Tuesday, June 30, 2015

Change is Coming!

Last week’s #edchat topic was change.  The question: What changes do you see coming to your school in the future?  

There really wasn’t a lot of response to this question, no big innovative ideas on the horizon for schools and districts (at least among the teachers chatting on Tuesday morning).  And, I wondered… do teachers have nothing to say because change creeps up on us slowly?  When change becomes institutionalized, it no longer feels like change.  And no one really wants change to be imposed on us, it should rise from within the community in response to a need or a better vision of the future.

So… teachers in their individual classrooms are doing innovative things.  They are applying creative ideas in the course of their instruction, making changes to their environments, altering routines and planning differently.  But we can’t say it is a school or district-wide change that is occurring, because these things are happening in isolated corners of buildings, at the end of my hallway, and behind someone’s door.  When my colleague shares her innovative practice with me, and then our whole grade level jumps on board, this isn’t school-wide change (yet).  Then another grade level joins in, and finally when everyone is doing it… it can no longer be called change!  If we are doing what a friend was talking about last year, that's nothing new.

So, I see no big shifts occurring suddenly in my school or district.  But, I can make some predictions about the future.

Testing - I believe we will see a day, in the not so distant future, when students no longer sit in a computer lab for hours doing state testing. In my opinion, the opt-out movement will be the catalyst for innovation here.  Maybe, the idea of formative assessment (smaller, quick checks along the way) will become the model for school assessment.  These can be valid and reliable, norm referenced and administered with fidelity… but they will be quick peeks to check the temperature of our schools.  Academic screeners will determine whether more diagnostic assessments are required in specific cases.  There will still be oversight and accountability, but it will become more manageable and less intrusive to our teaching and learning environments.  

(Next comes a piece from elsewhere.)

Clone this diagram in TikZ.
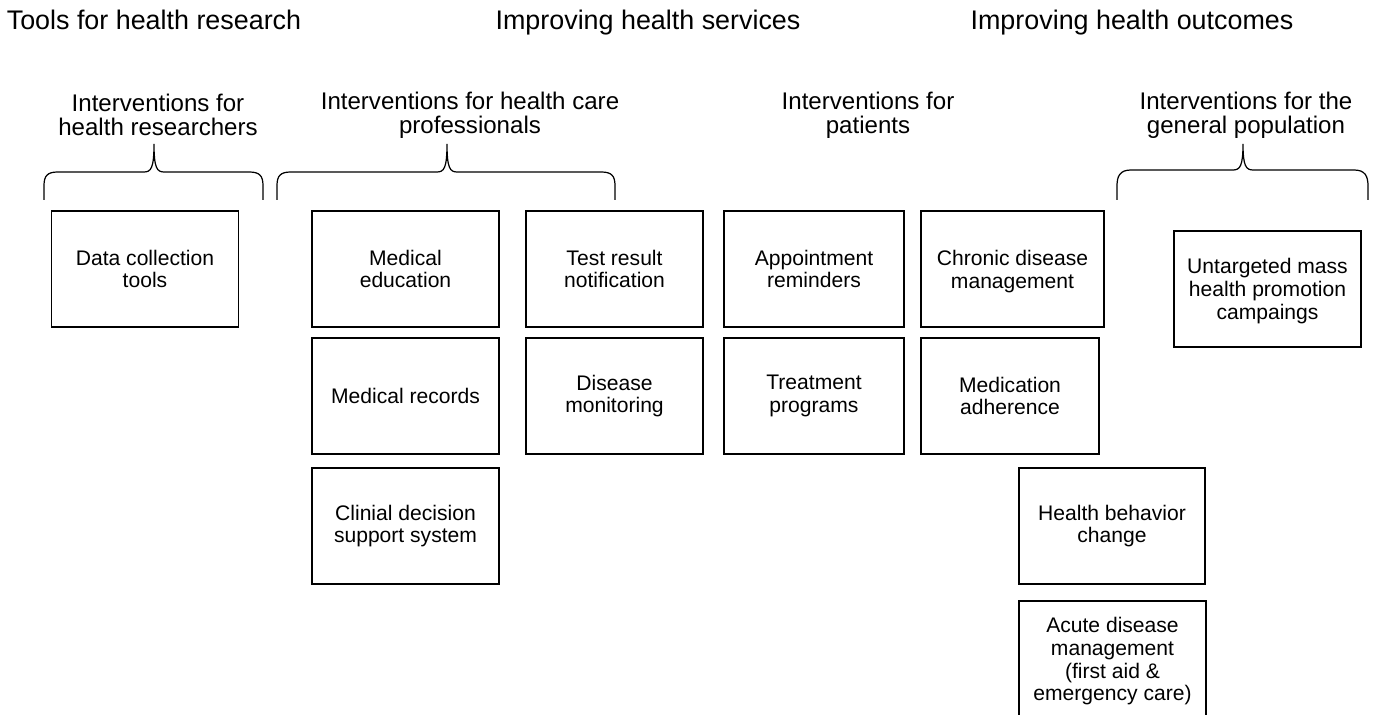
\documentclass[tikz,border=0pt]{standalone}
\usepackage{fontspec}
\setmainfont{Liberation Sans}
\usetikzlibrary{positioning}

% curly brace over a group of boxes: left end, tip, right end, bar height
\newcommand{\groupbrace}[4]{%
  \draw[bracepath] (#1,200) -- (#1,186)
    .. controls (#1,176) and (#1+3,#4) .. (#1+14,#4)
    -- (#2-10,#4) .. controls (#2-3,#4) and (#2,#4-4) .. (#2,144)
    .. controls (#2,#4-4) and (#2+3,#4) .. (#2+10,#4)
    -- (#3-14,#4) .. controls (#3-3,#4) and (#3,176) .. (#3,186) -- (#3,200);}

\begin{document}
\begin{tikzpicture}[
  x=0.02cm, y=-0.02cm,
  box/.style={draw, line width=0.8pt, minimum width=3.74cm, minimum height=2.32cm,
    inner sep=0pt, align=center, font=\fontsize{12}{13}\selectfont},
  header/.style={anchor=base, font=\fontsize{15.3}{17}\selectfont},
  groupname/.style={align=center, font=\fontsize{13.7}{13.8}\selectfont},
  bracepath/.style={line width=0.7pt}
]
\useasboundingbox (0,0) rectangle (1377,715);
\clip (0,0) rectangle (1377,715);

% top headings
\node[header] (tools) at (154,30) {Tools for health research};
\node[header] (services) at (648,30) {Improving health services};
\node[header] (outcomes) at (1132,30) {Improving health outcomes};

% target groups
\node[groupname] (researchers) at (158,115) {Interventions for\\health researchers};
\node[groupname] (professionals) at (470,115) {Interventions for health care\\professionals};
\node[groupname] (patients) at (868,115) {Interventions for\\patients};
\node[groupname] (population) at (1246,115) {Interventions for the\\general population};

% braces
\groupbrace{44}{154}{263}{172}
\groupbrace{277}{447}{615}{172}
\groupbrace{1117}{1243}{1368}{170}

% health researchers
\node[box] (datatools) at (145,269) {Data collection\\tools};

% health care professionals
\node[box] (education) at (405.5,269) {Medical\\education};
\node[box] (records) at (405.5,396) {Medical records};
\node[box] (decision) at (405.5,526) {Clinial decision\\support system};
\node[box, minimum width=3.54cm] (testresult) at (614.5,269) {Test result\\notification};
\node[box, minimum width=3.54cm] (monitoring) at (614.5,396) {Disease\\monitoring};

% patients
\node[box, minimum width=3.6cm] (reminders) at (814,269) {Appointment\\reminders};
\node[box, minimum width=3.6cm] (treatment) at (814,396) {Treatment\\programs};
\node[box, minimum width=3.66cm, text depth=0pt] (chronic) at (1012.5,269) {Chronic disease\\management};
\node[box, minimum width=3.56cm] (adherence) at (1010,396) {Medication\\adherence};
\node[box, minimum width=3.72cm] (behavior) at (1112,526) {Health behavior\\change};
\node[box, minimum width=3.74cm, text depth=-0.5pt] (acute) at (1112.5,659) {Acute disease\\management\\(first aid \&\\emergency care)};

% general population
\node[box, text depth=0pt] (campaigns) at (1267.5,289) {Untargeted mass\\health promotion\\campaings};
\end{tikzpicture}
\end{document}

Personalized Learning Opportunities - I think we will see a greater shift from content based instruction to the development of skills, attitudes and habits that can be applied across learning environments.  The job of teachers of the future will be to teach strategies for questioning, thinking, investigating and solving problems.  We will provide the environment, the tools and opportunity to explore, inquire, create and communicate. We will teach kids to learn rather than teach kids “stuff”.

Flexible Schedules and Learning Environments - I believe we will see more blended learning environments.  Students in early grades are likely to spend the day at “school” because parents are working, but they will move about the building and the grounds.  We will see more community gardens at school and interactive playgrounds.  We will have maker spaces and workshops in the library.  Students will interact across grade level and content area as they pursue learning projects that make a difference for their community.  We will see more involvement from community members and businesses, and kids will make connections.  In middle and high school, I envision students attending “classes” on a fixed schedule as needed, but also independently from their home online in the evening so they can work or volunteer in the community where they will practice skills that can’t be measured on a standardized test.

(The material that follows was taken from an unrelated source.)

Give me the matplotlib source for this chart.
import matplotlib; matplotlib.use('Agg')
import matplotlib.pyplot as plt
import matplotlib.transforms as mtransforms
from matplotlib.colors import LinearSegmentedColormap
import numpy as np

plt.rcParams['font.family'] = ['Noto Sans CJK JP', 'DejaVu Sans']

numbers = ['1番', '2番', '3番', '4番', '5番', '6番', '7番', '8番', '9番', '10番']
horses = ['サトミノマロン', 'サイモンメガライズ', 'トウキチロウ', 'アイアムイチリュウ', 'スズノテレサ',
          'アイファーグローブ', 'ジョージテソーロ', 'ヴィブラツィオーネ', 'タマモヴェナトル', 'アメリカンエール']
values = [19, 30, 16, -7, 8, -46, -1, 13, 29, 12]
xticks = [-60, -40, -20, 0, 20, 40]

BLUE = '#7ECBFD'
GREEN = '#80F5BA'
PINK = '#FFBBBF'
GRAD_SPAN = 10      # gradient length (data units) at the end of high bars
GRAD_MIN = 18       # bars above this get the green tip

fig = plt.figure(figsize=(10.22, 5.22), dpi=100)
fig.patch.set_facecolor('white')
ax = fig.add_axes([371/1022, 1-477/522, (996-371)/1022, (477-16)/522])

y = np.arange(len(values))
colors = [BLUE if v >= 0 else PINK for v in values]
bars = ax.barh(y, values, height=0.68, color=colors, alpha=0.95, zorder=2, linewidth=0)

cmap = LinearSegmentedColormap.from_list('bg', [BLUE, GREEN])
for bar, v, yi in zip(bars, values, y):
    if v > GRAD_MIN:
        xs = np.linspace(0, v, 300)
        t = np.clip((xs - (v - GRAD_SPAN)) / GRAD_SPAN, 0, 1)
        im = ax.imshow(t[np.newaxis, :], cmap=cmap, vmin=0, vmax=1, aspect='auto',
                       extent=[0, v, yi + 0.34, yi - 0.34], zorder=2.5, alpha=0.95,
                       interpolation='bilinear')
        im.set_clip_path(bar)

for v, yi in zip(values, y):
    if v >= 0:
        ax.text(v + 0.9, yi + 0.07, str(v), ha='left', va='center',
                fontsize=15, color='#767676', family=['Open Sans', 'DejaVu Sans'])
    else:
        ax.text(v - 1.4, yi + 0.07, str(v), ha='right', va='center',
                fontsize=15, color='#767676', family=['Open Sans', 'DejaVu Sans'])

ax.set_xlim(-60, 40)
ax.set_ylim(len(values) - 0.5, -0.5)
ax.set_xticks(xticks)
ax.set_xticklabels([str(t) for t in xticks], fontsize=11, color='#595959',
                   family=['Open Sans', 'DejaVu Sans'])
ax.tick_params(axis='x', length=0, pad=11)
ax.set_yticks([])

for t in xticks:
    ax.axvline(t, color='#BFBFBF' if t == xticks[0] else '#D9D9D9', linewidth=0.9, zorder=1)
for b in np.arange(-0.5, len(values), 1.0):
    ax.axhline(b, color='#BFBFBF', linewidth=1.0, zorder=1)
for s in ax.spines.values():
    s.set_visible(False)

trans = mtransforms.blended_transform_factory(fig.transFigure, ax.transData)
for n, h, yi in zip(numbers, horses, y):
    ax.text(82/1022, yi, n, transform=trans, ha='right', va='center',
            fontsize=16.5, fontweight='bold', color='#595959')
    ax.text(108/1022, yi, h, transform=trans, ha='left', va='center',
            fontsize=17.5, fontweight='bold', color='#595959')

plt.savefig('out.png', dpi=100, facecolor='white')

Integrated Curriculum - Teachers and businesses are advocating for 21st Century Skills, and more STEM (science, technology, engineering, math).  And, as folks get excited about the potential for future scientists and engineers other folks are saying ”Hey, what about me?” And so STEM becomes STEAM to include art.  STEAM becomes STREAM to indicate the need to read across content areas.  A friend shared her excitement for STEAM but the A stood for agriculture in her enthusiastic telling.  All of these changing acronyms say to me that we are still thinking in boxes and isolated curriculum areas.  But, I also believe this debate and dialogue is an indication that we are coming back to the “integrated day” that I learned about 24 years ago in my education program at Hope University.  We are coming to realize there isn’t time in the day for a 2 hour reading block, then 1/2 hour writing, and 45 minutes of science.  When will we fit math in the schedule?  Besides… we learn better when skills are practiced in meaningful context.  

Change is coming!  Either it’s creeping up on us slowly and we aren’t calling it change, or the pace of change in the world is so fast that when everything is changing … it’s hard to say what change is really settling in.